What is more, the indication is that this proposed tuition fee system will not save money compared to the current tuition fee system (according to HEPI) , which would indicate it is a particularly inefficient mode of funding HE, and one that makes no significant saving for the state.
The proposals allow education ‘free at the point of access’
This ‘buy now, pay later’ aspect of the proposals is true, but hardly a positive selling point. The argument deliberately obfuscates the 80% cut in state funding of HE and, more importantly, the fact that an increased level of ‘buy now, pay later’ attached to education means that debt – the very thing that caused the recent financial crisis – is to be institutionalised for generations: graduates will face up to 30 years of debt, accruing interest upon interest at a rate higher than their mortgage. Yes, they will ‘pay less’ than the currents scheme, but that’s like arguing that because you ‘pay less’ per month when you buy a sofa at 4% for 5 years than at 3% for two years; how is that ‘better’, if the actual cost is potentially much higher in the long run? As Aaron Porter, NUS president, this weekend explained to Nick Clegg: “Being in debt for the next 30 years of our lives is not something we want to celebrate as progressive – and never paying off a debt is something I was raised to believe is a source of shame, not progressive pride.”
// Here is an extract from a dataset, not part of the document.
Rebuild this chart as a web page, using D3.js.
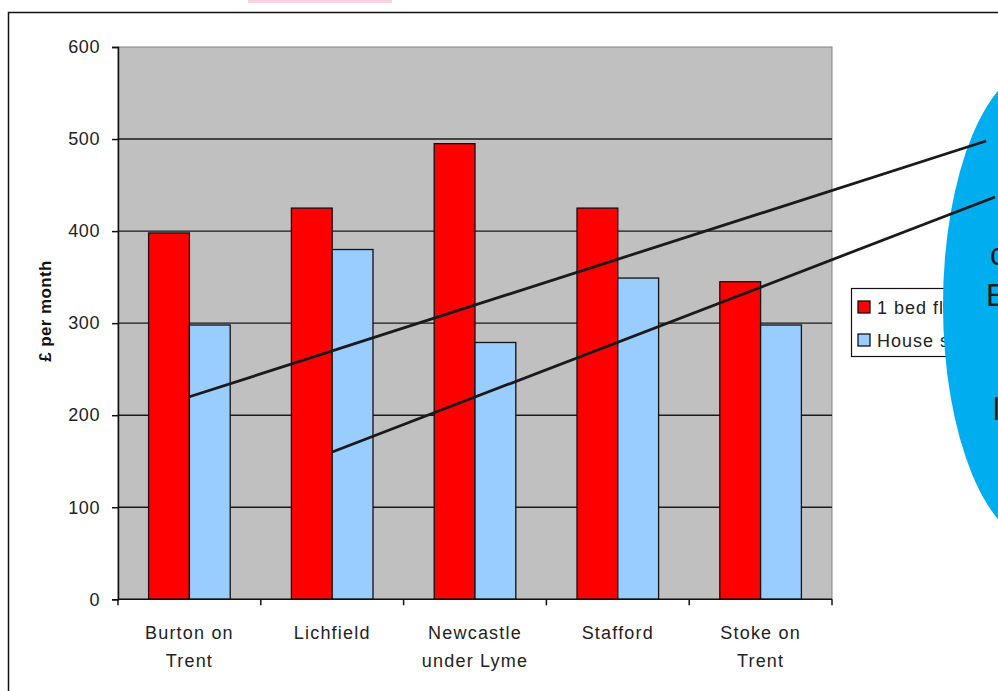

The government’s own department of Business has announced that part-time students may be deterred from HE under the new fees proposals, which would clearly impact further on low-income families and mature students.
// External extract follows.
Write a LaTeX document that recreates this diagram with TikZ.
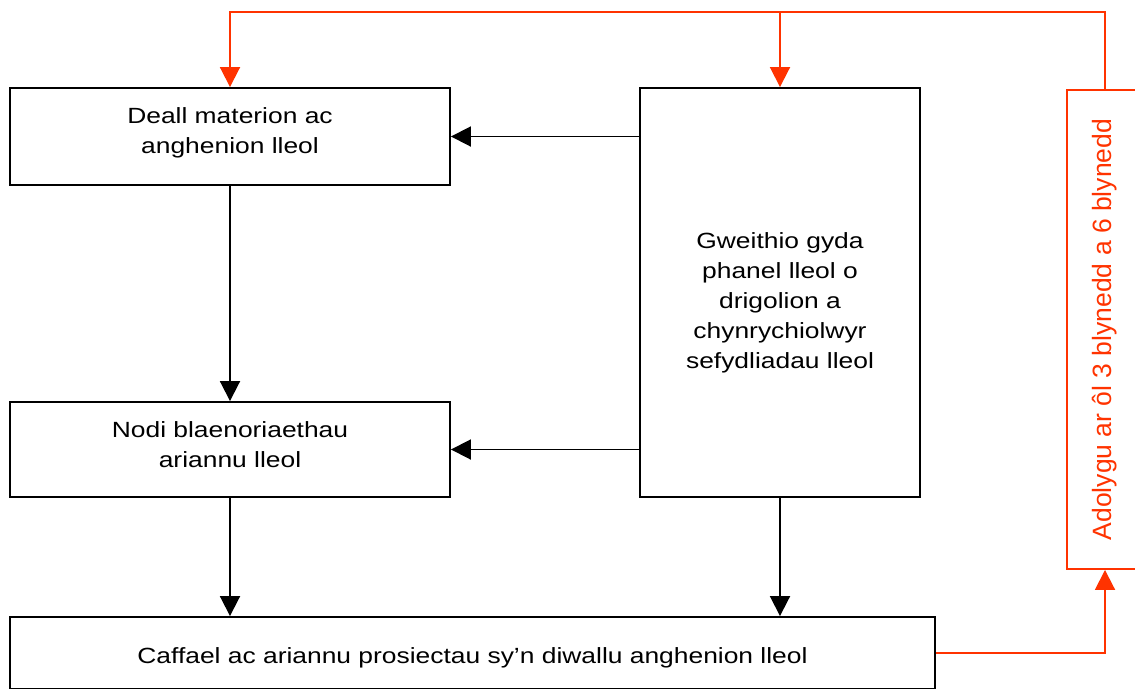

Those who benefit from education should pay for education.
This is a keystone to the Con/Dem arguments, but it takes very little scrutiny to recognise it is utterly flawed as an argument. Business and industry are clearly the greatest beneficiary of an educated work-force, and society in general benefits from the innovation that is generated by graduates; if we appreciate our doctors and teachers, if we enjoy watching TV and films, if we keep warm using developed textiles, if we make use of computing equipment, or domestic appliances, then we are benefitting from the results of an educated work-force. The list of benefits – whether economic, cultural or social – is endless.
You are more likley to earn a higher salary if you have a degree.
If this is so, then you are also more likely to pay higher taxes: the pay-back is already built into the tax system, and any increased ‘progressive’ element might be introduced in how higher tax payers are treated. Already, under the current system, the return to the state in tax over the lifetime of a graduate is more than three times the cost to the state of educating that individual. 33% is a pretty good return on any investment.
Quality of education will improve if the market economy is allowed to operate freely in HE
Our students should be able to select their courses based upon their life objectives, not upon cost. Furthermore, the basic premise of higher education is that students have their learning facilitated by a group of senior ‘experts’, who are able to judge the best approaches and strategies to that learning. To suggest that the student-customer must decide what courses are worth running, and which modules within each course are more valuable than others, following a market principle, is to turn that essential premise on its head. There is no evidence elsewhere in the world that a market-run HE system improves that system or makes it any more efficient. Even if we use the NSS as a measure of success or weakness – and there are some doubts about over-reliance on that system as an indicator of quality or excellence – then we see the proposed system working against what that system indicates: some of the highest NSS ‘scores’ in some subjects were achieved at institutions that now face 100% loss of funding, and whose traditional catchment is from amongst a demographic that are likely to be discouraged from entering higher education.